= DIRECTION =
Copy out the listing in full, exactly as written, but not its pictures.
** begin **
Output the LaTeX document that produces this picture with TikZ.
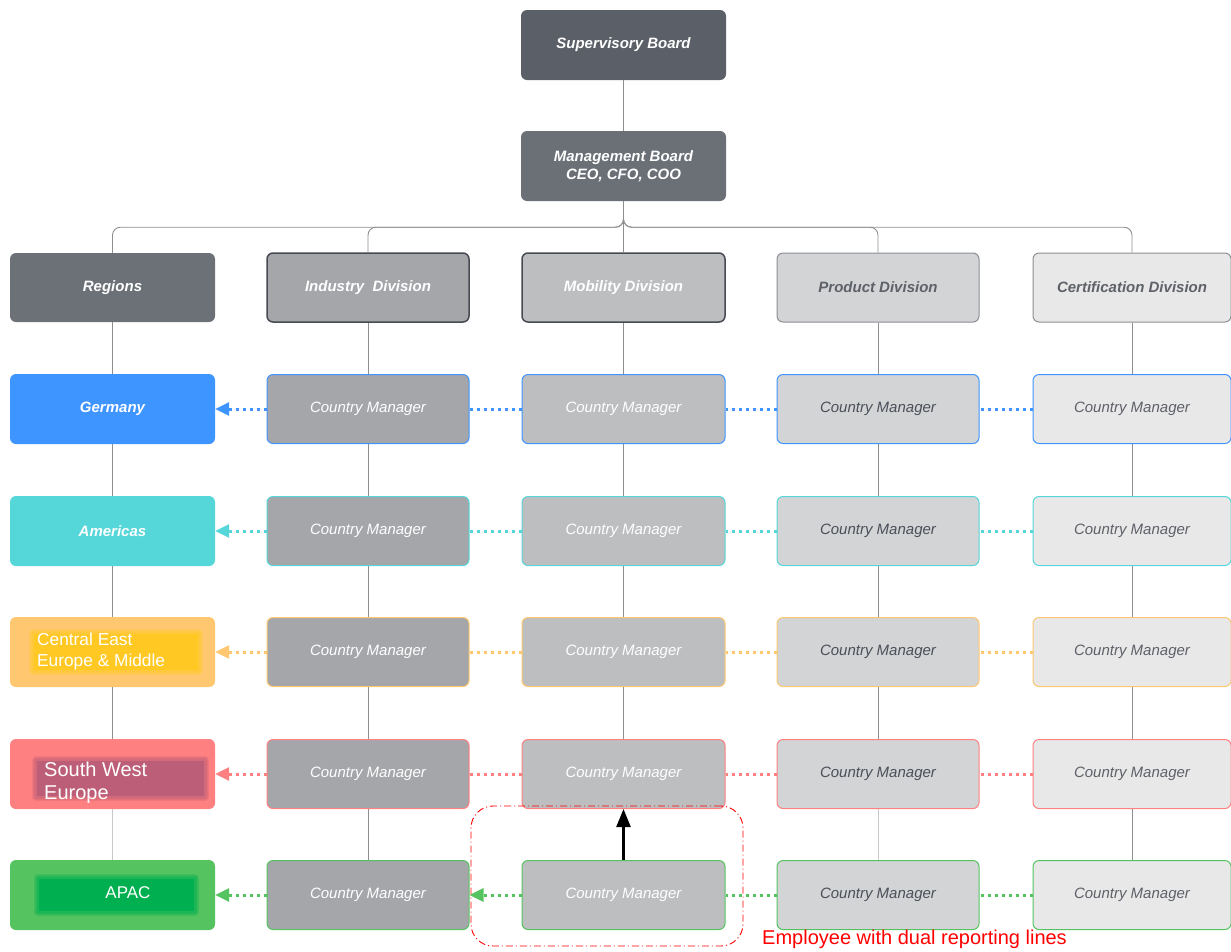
\documentclass[tikz,border=0pt]{standalone}
\usepackage{fontspec}
\setmainfont{Liberation Sans}
\usetikzlibrary{arrows.meta}

\definecolor{boardA}{HTML}{5B6068}
\definecolor{boardB}{HTML}{6B7077}
\definecolor{regHead}{HTML}{6C7178}
\definecolor{colInd}{HTML}{A5A6AA}
\definecolor{colMob}{HTML}{BDBEC0}
\definecolor{colPro}{HTML}{D3D4D6}
\definecolor{colCer}{HTML}{E8E8E9}
\definecolor{edgeDark}{HTML}{464A51}
\definecolor{edgeGray}{HTML}{8B8E93}
\definecolor{txtDark}{HTML}{4B4F58}
\definecolor{txtMid}{HTML}{5E6168}
\definecolor{linkGray}{HTML}{8E8E8E}
\definecolor{linkLight}{HTML}{C8C8C8}
\definecolor{rowA}{HTML}{3F95FF}
\definecolor{rowB}{HTML}{55D6D8}
\definecolor{rowC}{HTML}{FFC870}
\definecolor{rowD}{HTML}{FF8080}
\definecolor{rowE}{HTML}{55C460}
\definecolor{innerC}{HTML}{FFC822}
\definecolor{innerD}{HTML}{BD5E78}
\definecolor{innerE}{HTML}{00B050}
\definecolor{noteRed}{HTML}{FF0000}

\tikzset{
  card/.style={rectangle, rounded corners=6pt, minimum height=69pt, inner sep=0pt, align=center},
  headtext/.style={font=\bfseries\itshape\fontsize{15}{18}\selectfont},
  mgrbox/.style={card, font=\itshape\fontsize{15}{18}\selectfont, line width=1pt},
  whitelabel/.style={text=white, inner sep=0pt},
  treeline/.style={draw=linkGray, line width=0.9pt},
  dotline/.style={line width=3pt, dash pattern=on 3pt off 4pt},
  headtip/.style={-{Triangle[length=14pt,width=13pt]}},
}

% soft-edged highlight: colour, x1, y1, x2, y2
\newcommand{\softpatch}[5]{%
  \foreach \g in {4,3,2,1}
    \fill[#1, opacity=.22, rounded corners=\g pt] (#2-\g,#3-\g) rectangle (#4+\g,#5+\g);
  \fill[#1] (#2+1,#3+1) rectangle (#4-1,#5-1);
}

\begin{document}
\begin{tikzpicture}[x=1pt,y=-1pt]
\useasboundingbox (0,0) rectangle (1231,951);

% boards
\node[card, minimum width=205pt, minimum height=70pt, fill=boardA, text=white, headtext] (sup) at (623.5,45) {Supervisory Board};
\node[card, minimum width=205pt, minimum height=70pt, fill=boardB, text=white, headtext] (mgmt) at (623.5,166) {Management Board\\CEO, CFO, COO};

% column heads
\node[card, minimum width=205pt, fill=regHead, text=white, headtext] (regH) at (112.5,287.5) {Regions};
\node[card, minimum width=202pt, fill=colInd, draw=edgeDark, line width=1.5pt, text=white, headtext] (indH) at (368,287.5) {Industry~ Division};
\node[card, minimum width=203pt, fill=colMob, draw=edgeDark, line width=1.5pt, text=white, headtext] (mobH) at (623.5,287.5) {Mobility Division};
\node[card, minimum width=202pt, fill=colPro, draw=edgeGray, line width=1pt, text=txtMid, headtext] (proH) at (878,287.5) {Product Division};
\node[card, minimum width=198pt, fill=colCer, draw=edgeGray, line width=1pt, text=txtMid, headtext] (cerH) at (1132,287.5) {Certification Division};

% regions
\node[card, minimum width=205pt, minimum height=70pt, fill=rowA, text=white, headtext] (reg1) at (112.5,409) {Germany};
\node[card, minimum width=205pt, minimum height=70pt, fill=rowB, text=white, headtext] (reg2) at (112.5,531) {Americas};
\node[card, minimum width=205pt, minimum height=70pt, fill=rowC] (reg3) at (112.5,652) {};
\node[card, minimum width=205pt, minimum height=70pt, fill=rowD] (reg4) at (112.5,774) {};
\node[card, minimum width=205pt, minimum height=70pt, fill=rowE] (reg5) at (112.5,895) {};

% highlighted labels inside the region boxes
\softpatch{innerC}{33}{633}{199}{671}
\node[whitelabel, anchor=west, align=left, font=\fontsize{17.3}{21}\selectfont] (reg3t) at (37,652) {Central East\\Europe \& Middle};

\softpatch{innerD}{36}{760}{205}{797}
\begin{scope}
  \clip (30,748) rectangle (212,802);
  \node[whitelabel, anchor=west, align=left, font=\fontsize{20}{23}\selectfont] (reg4t) at (44,782.5) {South West\\Europe};
\end{scope}

\softpatch{innerE}{38}{878}{195}{912}
\node[whitelabel, font=\fontsize{17}{20}\selectfont] (reg5t) at (128,893) {APAC};

% country managers
\foreach \r/\y/\c in {1/409/rowA,2/531/rowB,3/652/rowC,4/774/rowD,5/895/rowE}{
  \node[mgrbox, minimum width=202pt, fill=colInd, draw=\c, text=white] (ind\r) at (368,\y) {Country Manager};
  \node[mgrbox, minimum width=203pt, fill=colMob, draw=\c, text=white] (mob\r) at (623.5,\y) {Country Manager};
  \node[mgrbox, minimum width=202pt, fill=colPro, draw=\c, text=txtDark] (pro\r) at (878,\y) {Country Manager};
  \node[mgrbox, minimum width=198pt, fill=colCer, draw=\c, text=txtMid] (cer\r) at (1132,\y) {Country Manager};
}

% reporting tree
\draw[treeline] (sup) -- (mgmt);
\draw[treeline] (mgmt.south) -- (mobH.north);
\foreach \h in {regH,indH,proH,cerH}
  \draw[treeline, rounded corners=8pt] (mgmt.south) -- ++(0,26) -| (\h.north);

\foreach \col in {reg,ind,mob,pro,cer}{
  \draw[treeline] (\col H.south) -- (\col1.north);
  \foreach \a/\b in {1/2,2/3,3/4}
    \draw[treeline] (\col\a.south) -- (\col\b.north);
}
\draw[treeline, draw=linkLight] (reg4.south) -- (reg5.north);
\draw[treeline] (ind4.south) -- (ind5.north);
\draw[treeline, draw=linkLight] (pro4.south) -- (pro5.north);
\draw[treeline] (cer4.south) -- (cer5.north);

% dotted lines to the regions
\foreach \r/\c in {1/rowA,2/rowB,3/rowC,4/rowD,5/rowE}{
  \draw[dotline, draw=\c, headtip] (ind\r.west) -- (reg\r.east);
  \draw[dotline, draw=\c] (pro\r.west) -- (mob\r.east);
  \draw[dotline, draw=\c] (cer\r.west) -- (pro\r.east);
}
\foreach \r/\c in {1/rowA,2/rowB,3/rowC,4/rowD}
  \draw[dotline, draw=\c] (mob\r.west) -- (ind\r.east);
\draw[dotline, draw=rowE, headtip] (mob5.west) -- (ind5.east);

% dual reporting
\draw[line width=2.4pt, -{Triangle[length=18pt,width=14pt]}] (mob5.north) -- (mob4.south);
\node[draw=noteRed, line width=0.9pt, dash pattern=on 7pt off 3pt on 1pt off 3pt,
      rounded corners=22pt, minimum width=272pt, minimum height=140pt] (dual) at (607,876) {};
\node[text=noteRed, font=\fontsize{20}{22}\selectfont, inner sep=0pt] (dualnote) at (914.5,939) {Employee with dual reporting lines};
\end{tikzpicture}
\end{document}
** end **
= SOLUTION FOR THIS PROBLEM =
Output the LaTeX document that produces this picture with TikZ.
\documentclass[tikz,border=0pt]{standalone}
\usepackage{fontspec}
\setmainfont{Liberation Sans}
\usetikzlibrary{arrows.meta}

\definecolor{boardA}{HTML}{5B6068}
\definecolor{boardB}{HTML}{6B7077}
\definecolor{regHead}{HTML}{6C7178}
\definecolor{colInd}{HTML}{A5A6AA}
\definecolor{colMob}{HTML}{BDBEC0}
\definecolor{colPro}{HTML}{D3D4D6}
\definecolor{colCer}{HTML}{E8E8E9}
\definecolor{edgeDark}{HTML}{464A51}
\definecolor{edgeGray}{HTML}{8B8E93}
\definecolor{txtDark}{HTML}{4B4F58}
\definecolor{txtMid}{HTML}{5E6168}
\definecolor{linkGray}{HTML}{8E8E8E}
\definecolor{linkLight}{HTML}{C8C8C8}
\definecolor{rowA}{HTML}{3F95FF}
\definecolor{rowB}{HTML}{55D6D8}
\definecolor{rowC}{HTML}{FFC870}
\definecolor{rowD}{HTML}{FF8080}
\definecolor{rowE}{HTML}{55C460}
\definecolor{innerC}{HTML}{FFC822}
\definecolor{innerD}{HTML}{BD5E78}
\definecolor{innerE}{HTML}{00B050}
\definecolor{noteRed}{HTML}{FF0000}

\tikzset{
  card/.style={rectangle, rounded corners=6pt, minimum height=69pt, inner sep=0pt, align=center},
  headtext/.style={font=\bfseries\itshape\fontsize{15}{18}\selectfont},
  mgrbox/.style={card, font=\itshape\fontsize{15}{18}\selectfont, line width=1pt},
  whitelabel/.style={text=white, inner sep=0pt},
  treeline/.style={draw=linkGray, line width=0.9pt},
  dotline/.style={line width=3pt, dash pattern=on 3pt off 4pt},
  headtip/.style={-{Triangle[length=14pt,width=13pt]}},
}

% soft-edged highlight: colour, x1, y1, x2, y2
\newcommand{\softpatch}[5]{%
  \foreach \g in {4,3,2,1}
    \fill[#1, opacity=.22, rounded corners=\g pt] (#2-\g,#3-\g) rectangle (#4+\g,#5+\g);
  \fill[#1] (#2+1,#3+1) rectangle (#4-1,#5-1);
}

\begin{document}
\begin{tikzpicture}[x=1pt,y=-1pt]
\useasboundingbox (0,0) rectangle (1231,951);

% boards
\node[card, minimum width=205pt, minimum height=70pt, fill=boardA, text=white, headtext] (sup) at (623.5,45) {Supervisory Board};
\node[card, minimum width=205pt, minimum height=70pt, fill=boardB, text=white, headtext] (mgmt) at (623.5,166) {Management Board\\CEO, CFO, COO};

% column heads
\node[card, minimum width=205pt, fill=regHead, text=white, headtext] (regH) at (112.5,287.5) {Regions};
\node[card, minimum width=202pt, fill=colInd, draw=edgeDark, line width=1.5pt, text=white, headtext] (indH) at (368,287.5) {Industry~ Division};
\node[card, minimum width=203pt, fill=colMob, draw=edgeDark, line width=1.5pt, text=white, headtext] (mobH) at (623.5,287.5) {Mobility Division};
\node[card, minimum width=202pt, fill=colPro, draw=edgeGray, line width=1pt, text=txtMid, headtext] (proH) at (878,287.5) {Product Division};
\node[card, minimum width=198pt, fill=colCer, draw=edgeGray, line width=1pt, text=txtMid, headtext] (cerH) at (1132,287.5) {Certification Division};

% regions
\node[card, minimum width=205pt, minimum height=70pt, fill=rowA, text=white, headtext] (reg1) at (112.5,409) {Germany};
\node[card, minimum width=205pt, minimum height=70pt, fill=rowB, text=white, headtext] (reg2) at (112.5,531) {Americas};
\node[card, minimum width=205pt, minimum height=70pt, fill=rowC] (reg3) at (112.5,652) {};
\node[card, minimum width=205pt, minimum height=70pt, fill=rowD] (reg4) at (112.5,774) {};
\node[card, minimum width=205pt, minimum height=70pt, fill=rowE] (reg5) at (112.5,895) {};

% highlighted labels inside the region boxes
\softpatch{innerC}{33}{633}{199}{671}
\node[whitelabel, anchor=west, align=left, font=\fontsize{17.3}{21}\selectfont] (reg3t) at (37,652) {Central East\\Europe \& Middle};

\softpatch{innerD}{36}{760}{205}{797}
\begin{scope}
  \clip (30,748) rectangle (212,802);
  \node[whitelabel, anchor=west, align=left, font=\fontsize{20}{23}\selectfont] (reg4t) at (44,782.5) {South West\\Europe};
\end{scope}

\softpatch{innerE}{38}{878}{195}{912}
\node[whitelabel, font=\fontsize{17}{20}\selectfont] (reg5t) at (128,893) {APAC};

% country managers
\foreach \r/\y/\c in {1/409/rowA,2/531/rowB,3/652/rowC,4/774/rowD,5/895/rowE}{
  \node[mgrbox, minimum width=202pt, fill=colInd, draw=\c, text=white] (ind\r) at (368,\y) {Country Manager};
  \node[mgrbox, minimum width=203pt, fill=colMob, draw=\c, text=white] (mob\r) at (623.5,\y) {Country Manager};
  \node[mgrbox, minimum width=202pt, fill=colPro, draw=\c, text=txtDark] (pro\r) at (878,\y) {Country Manager};
  \node[mgrbox, minimum width=198pt, fill=colCer, draw=\c, text=txtMid] (cer\r) at (1132,\y) {Country Manager};
}

% reporting tree
\draw[treeline] (sup) -- (mgmt);
\draw[treeline] (mgmt.south) -- (mobH.north);
\foreach \h in {regH,indH,proH,cerH}
  \draw[treeline, rounded corners=8pt] (mgmt.south) -- ++(0,26) -| (\h.north);

\foreach \col in {reg,ind,mob,pro,cer}{
  \draw[treeline] (\col H.south) -- (\col1.north);
  \foreach \a/\b in {1/2,2/3,3/4}
    \draw[treeline] (\col\a.south) -- (\col\b.north);
}
\draw[treeline, draw=linkLight] (reg4.south) -- (reg5.north);
\draw[treeline] (ind4.south) -- (ind5.north);
\draw[treeline, draw=linkLight] (pro4.south) -- (pro5.north);
\draw[treeline] (cer4.south) -- (cer5.north);

% dotted lines to the regions
\foreach \r/\c in {1/rowA,2/rowB,3/rowC,4/rowD,5/rowE}{
  \draw[dotline, draw=\c, headtip] (ind\r.west) -- (reg\r.east);
  \draw[dotline, draw=\c] (pro\r.west) -- (mob\r.east);
  \draw[dotline, draw=\c] (cer\r.west) -- (pro\r.east);
}
\foreach \r/\c in {1/rowA,2/rowB,3/rowC,4/rowD}
  \draw[dotline, draw=\c] (mob\r.west) -- (ind\r.east);
\draw[dotline, draw=rowE, headtip] (mob5.west) -- (ind5.east);

% dual reporting
\draw[line width=2.4pt, -{Triangle[length=18pt,width=14pt]}] (mob5.north) -- (mob4.south);
\node[draw=noteRed, line width=0.9pt, dash pattern=on 7pt off 3pt on 1pt off 3pt,
      rounded corners=22pt, minimum width=272pt, minimum height=140pt] (dual) at (607,876) {};
\node[text=noteRed, font=\fontsize{20}{22}\selectfont, inner sep=0pt] (dualnote) at (914.5,939) {Employee with dual reporting lines};
\end{tikzpicture}
\end{document}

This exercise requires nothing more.